In an era where most blockbuster action/thrillers have more loose ends than the before lady in a shampoo commercial, all a film really has to do to not suck is make sense.
Oblivion makes sense. Therefore, Oblivion doesn’t suck.
While the film thinks it’s being more mind-blowing than it actually is, ultimately Oblivion is a fun, clean, flashy movie with a few well thought-out twists and turns.
The film does have some pacing issues, the biggest of which being that the backstory is so complicated, the first fifteen minutes of the film feel like a training seminar.
Tom Cruise stars as Commander Jack Harper, the man with the most Ordinary name in America. No, actually, Harper is a drone repairmen left on Earth after its abandonment, following an alien attack.
“We won the war, but lost the planet,” his character says. With his partner Victoria, played by Andrea Riseborough, who also happens to be sleeping with him (if you were the lost two on Earth, wouldn’t you?), he is tasked with ensuring that a robotic operation to harvest the Earth’s water for use on the human race’s new home goes smoothly, without any interruption from the few remaining alien scavengers (called Scavs).
Once the operation is completed, according to their mission control officer Sally, played by Melissa Leo, Jack and Victoria will join her and the rest of humanity on a giant space station, used as holding stage until their new planet is ready.
Oh yeah, and Jack and Andrea’s memories were erased in order to aid the mission.
Okay, now the plot can start (right?).
One day, while out on the job, a Scav homing device brings down a spaceship carrying a crew in hibernation. The drones that Jack repairs immediately take fire.
Jack sees Julia, a woman he recognizes from his dreams, played by Olga Kurylenko, among the crew, and saves her.
Julia’s arrival sends Jack on a journey to discover the truth behind the alien war, which begins when the two are captured by a human resistance movement, headed by Morgan Freeman.

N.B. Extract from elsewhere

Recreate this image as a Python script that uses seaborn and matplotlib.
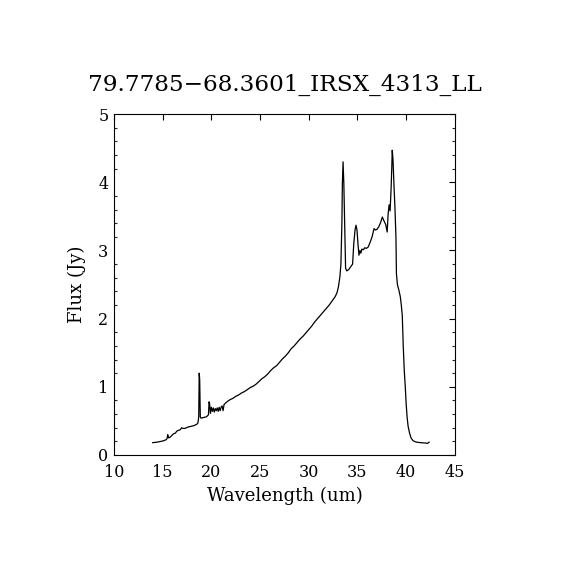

The plot has some issues, namely that the memory erasures are a dead giveaway that some crazy self-discovery is going to happen, and the movie could have worked just as well without them.
Despite this, and one of the worst monologues about sports ever preserved on film, Oblivion feels cogent.

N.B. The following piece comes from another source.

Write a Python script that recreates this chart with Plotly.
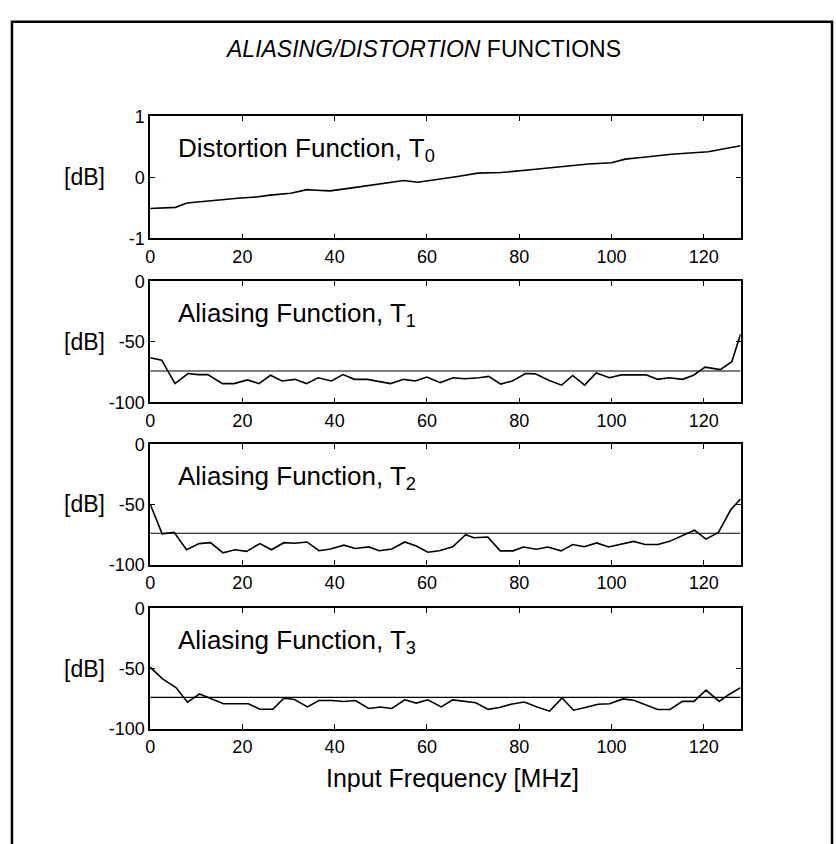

The performances are good enough, if a tad “futuristically stiff,” especially Cruise’s. Though, to be fair, Cruise feels futuristically stiff even when he’s on a talk show. The guy is weird.
The ending is massive in scope, while still holding true to the reality of the movie, which is an extremely novel feat by director Joseph Kosinski in the era of low-concept, three hour, plotless, leaky, explosion-riddled garbage.
Ultimately, Oblivion looks really nice, and is a fun high-concept sci-fi action movie not based on a franchise. Plus, it clocks it at just over 2 hours, so it’s definitely worth seeing on a weekend where it’s the only new release.